- GOAL OF THE EXERCISE: The required output consists solely of the lines from the one containing "Write the React, TypeScript" down to the one containing "const pTo = [[1, 0], [1, 1], [1, 1]];", both included, each quoted exactly.

— Begin RECORD LIST —

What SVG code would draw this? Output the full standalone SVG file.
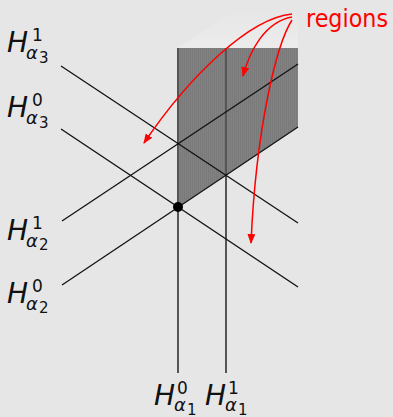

— End RECORD LIST —
— Begin RECORD LIST —

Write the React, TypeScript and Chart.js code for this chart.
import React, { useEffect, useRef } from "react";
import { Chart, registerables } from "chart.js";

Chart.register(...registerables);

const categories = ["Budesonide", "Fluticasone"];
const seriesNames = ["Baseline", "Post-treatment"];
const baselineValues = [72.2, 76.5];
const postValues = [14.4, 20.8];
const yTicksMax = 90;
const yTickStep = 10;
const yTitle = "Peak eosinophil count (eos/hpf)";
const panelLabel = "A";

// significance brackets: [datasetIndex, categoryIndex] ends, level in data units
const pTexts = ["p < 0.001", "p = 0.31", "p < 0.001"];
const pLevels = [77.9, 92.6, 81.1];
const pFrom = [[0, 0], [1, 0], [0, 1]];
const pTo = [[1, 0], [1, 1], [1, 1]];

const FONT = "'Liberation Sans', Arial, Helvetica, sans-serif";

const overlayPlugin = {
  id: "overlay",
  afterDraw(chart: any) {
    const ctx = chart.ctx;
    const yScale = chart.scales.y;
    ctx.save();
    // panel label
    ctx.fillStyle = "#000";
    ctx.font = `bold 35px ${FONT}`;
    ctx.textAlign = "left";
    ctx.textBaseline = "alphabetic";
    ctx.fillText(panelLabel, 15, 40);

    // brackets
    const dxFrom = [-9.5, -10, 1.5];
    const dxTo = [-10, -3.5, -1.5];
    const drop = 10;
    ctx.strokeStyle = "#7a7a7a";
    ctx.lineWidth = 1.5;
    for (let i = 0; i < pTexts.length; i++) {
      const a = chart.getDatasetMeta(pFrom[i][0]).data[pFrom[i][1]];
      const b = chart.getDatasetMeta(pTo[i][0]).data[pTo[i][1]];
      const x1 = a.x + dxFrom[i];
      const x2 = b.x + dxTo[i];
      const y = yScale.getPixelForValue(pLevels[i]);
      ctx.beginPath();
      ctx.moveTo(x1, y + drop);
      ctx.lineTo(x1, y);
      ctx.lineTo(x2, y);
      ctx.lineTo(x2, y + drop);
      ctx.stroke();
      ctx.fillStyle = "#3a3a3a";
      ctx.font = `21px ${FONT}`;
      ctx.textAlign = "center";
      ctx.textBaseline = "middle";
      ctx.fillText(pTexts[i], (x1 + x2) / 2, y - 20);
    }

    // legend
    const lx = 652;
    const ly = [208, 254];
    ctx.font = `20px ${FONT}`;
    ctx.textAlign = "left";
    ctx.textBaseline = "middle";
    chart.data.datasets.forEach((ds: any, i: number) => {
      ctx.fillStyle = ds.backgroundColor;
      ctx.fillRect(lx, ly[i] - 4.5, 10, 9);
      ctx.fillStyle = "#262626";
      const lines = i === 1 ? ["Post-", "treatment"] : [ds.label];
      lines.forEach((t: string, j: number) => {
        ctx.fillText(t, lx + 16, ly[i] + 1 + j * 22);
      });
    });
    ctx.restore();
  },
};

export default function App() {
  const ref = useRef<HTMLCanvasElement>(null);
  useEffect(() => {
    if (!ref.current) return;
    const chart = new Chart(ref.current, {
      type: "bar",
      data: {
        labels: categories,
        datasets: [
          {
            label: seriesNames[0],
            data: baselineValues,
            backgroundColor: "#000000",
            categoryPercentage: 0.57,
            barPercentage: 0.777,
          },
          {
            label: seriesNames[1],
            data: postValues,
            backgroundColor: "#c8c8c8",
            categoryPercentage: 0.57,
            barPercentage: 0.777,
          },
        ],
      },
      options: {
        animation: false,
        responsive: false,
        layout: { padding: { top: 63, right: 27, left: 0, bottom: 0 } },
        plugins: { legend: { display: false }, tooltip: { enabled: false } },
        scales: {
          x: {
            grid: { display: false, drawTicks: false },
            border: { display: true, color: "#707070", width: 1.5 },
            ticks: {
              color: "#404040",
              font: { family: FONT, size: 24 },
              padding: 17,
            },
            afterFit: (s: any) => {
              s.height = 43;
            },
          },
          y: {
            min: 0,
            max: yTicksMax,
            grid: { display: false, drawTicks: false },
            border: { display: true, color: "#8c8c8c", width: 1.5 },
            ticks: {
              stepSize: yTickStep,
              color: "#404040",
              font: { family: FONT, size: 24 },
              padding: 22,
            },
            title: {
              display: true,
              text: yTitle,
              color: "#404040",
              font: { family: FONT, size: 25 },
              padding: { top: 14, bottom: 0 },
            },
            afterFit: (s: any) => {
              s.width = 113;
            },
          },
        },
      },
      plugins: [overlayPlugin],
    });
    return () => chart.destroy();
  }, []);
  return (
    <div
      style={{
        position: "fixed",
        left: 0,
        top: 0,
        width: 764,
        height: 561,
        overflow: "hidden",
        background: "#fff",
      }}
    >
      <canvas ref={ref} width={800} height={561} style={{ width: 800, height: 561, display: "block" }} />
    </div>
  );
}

— End RECORD LIST —
— Begin RECORD LIST —

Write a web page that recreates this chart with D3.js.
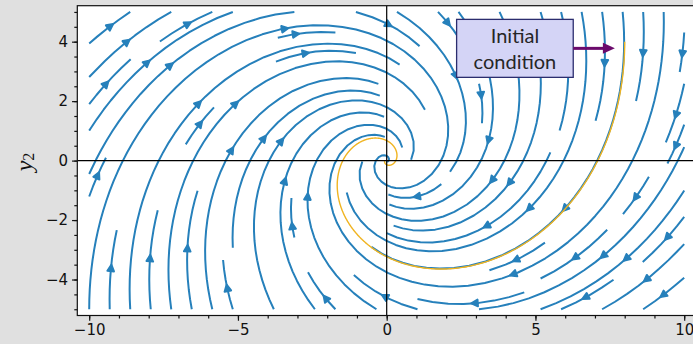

— End RECORD LIST —

- REPLY:
Write the React, TypeScript and Chart.js code for this chart.
import React, { useEffect, useRef } from "react";
import { Chart, registerables } from "chart.js";

Chart.register(...registerables);

const categories = ["Budesonide", "Fluticasone"];
const seriesNames = ["Baseline", "Post-treatment"];
const baselineValues = [72.2, 76.5];
const postValues = [14.4, 20.8];
const yTicksMax = 90;
const yTickStep = 10;
const yTitle = "Peak eosinophil count (eos/hpf)";
const panelLabel = "A";

// significance brackets: [datasetIndex, categoryIndex] ends, level in data units
const pTexts = ["p < 0.001", "p = 0.31", "p < 0.001"];
const pLevels = [77.9, 92.6, 81.1];
const pFrom = [[0, 0], [1, 0], [0, 1]];
const pTo = [[1, 0], [1, 1], [1, 1]];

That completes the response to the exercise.